What I have found is that even among talented senior engineers there is massive Dunning-Kruger effect when it comes to performant architecture. They don't know how to do it, and they don't know that they don't know how to do it. I have always wanted reasonable performance (though this
might appear like “performance programming” to a concerning
proportion of the software industry),
This hit me right in the heart.I'm often the only person on the team who cares about performance, so I am drawn to these performance-related challenges... and it has really hurt my career, because I am then often perceived as some kind of person focused on optimization rather than delivering features.

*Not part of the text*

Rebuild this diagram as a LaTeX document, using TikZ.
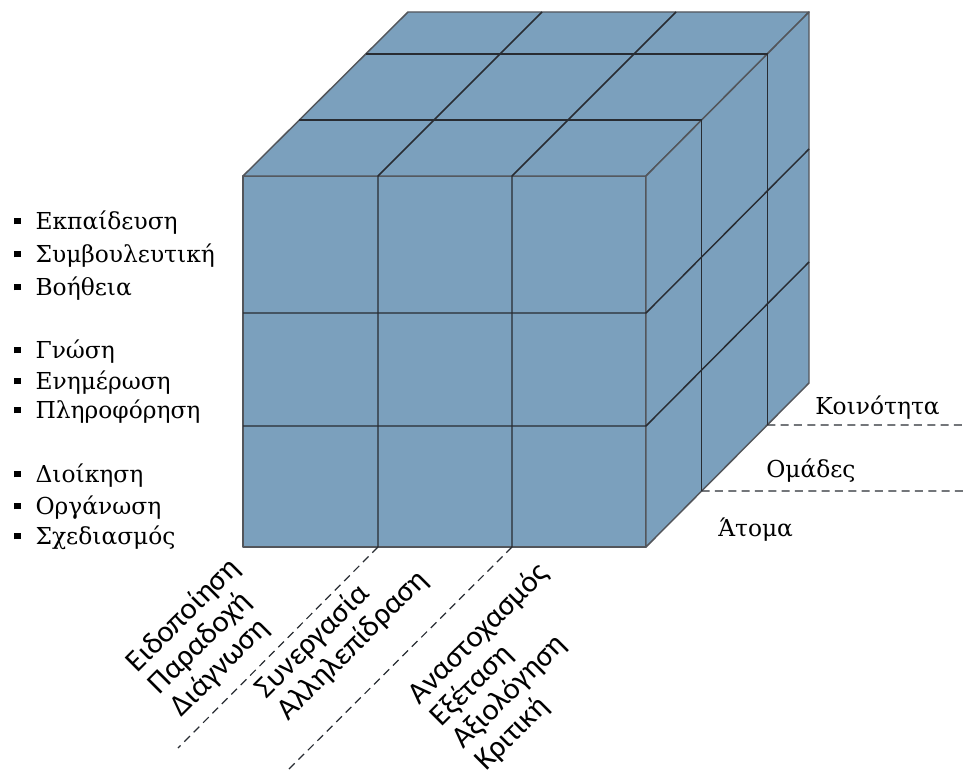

Like the author I do not focus on performance for performance's sake. Nearly all of the time the right course of action is "do not optimize this piece of code; focus on maintainability and readability instead." However, sometimes, you really need to design for performance from the beginning.... or you don't have a product. At my most recent job they were trying to push lots of data through RabbitMQ/Celery for scientific work. This worked for trivial jobs (tens of megabytes) but not for moderate or large ones (hundreds of gigabytes) To make such a product viable, you really need to consider performance from the start. Celery explicitly tells you not to pass non-trivial amounts of data around: you should be passing pointers to data (database ID's, file paths, S3 URIs, whatever) rather than the actual full-fat data. The team really struggled with this. Their next proposed solution was "well, okay, we'll store intermediate results in the database and 'optimize' later" Great idea, but this involved 1B+ result objects. Wrong again. You are not serializing 1B+ Python objects, sending them over the wire, and performing 1B+ Redis or Postgres inserts in any reasonable amount of time or memory. Optimize and bulk insert all you want, but that's an absolute dead end. There aren't a whole lot of options for performantly slinging around hundreds of gigabytes of data. Assuming you can't just run on a monster server with hundreds of GB of RAM (which honestly is often the right answer) you are generally going to be looking at fast on-disk formats like Parquet etc. In any event that's something you really need to design around from the start, not something you sprinkle on at the end. They're on their second iteration of the architecture right now, and it's slower than the first iteration was. Still no viable product. Shame. |
Pro tip: always turn that kind of thing into a dollar value you can put on your annual review. "My update to X let us use Y fewer EC2 instances, saving us $Z per year." Then it's not some Don Quixote obsession, but a clear fiscal benefit to the company.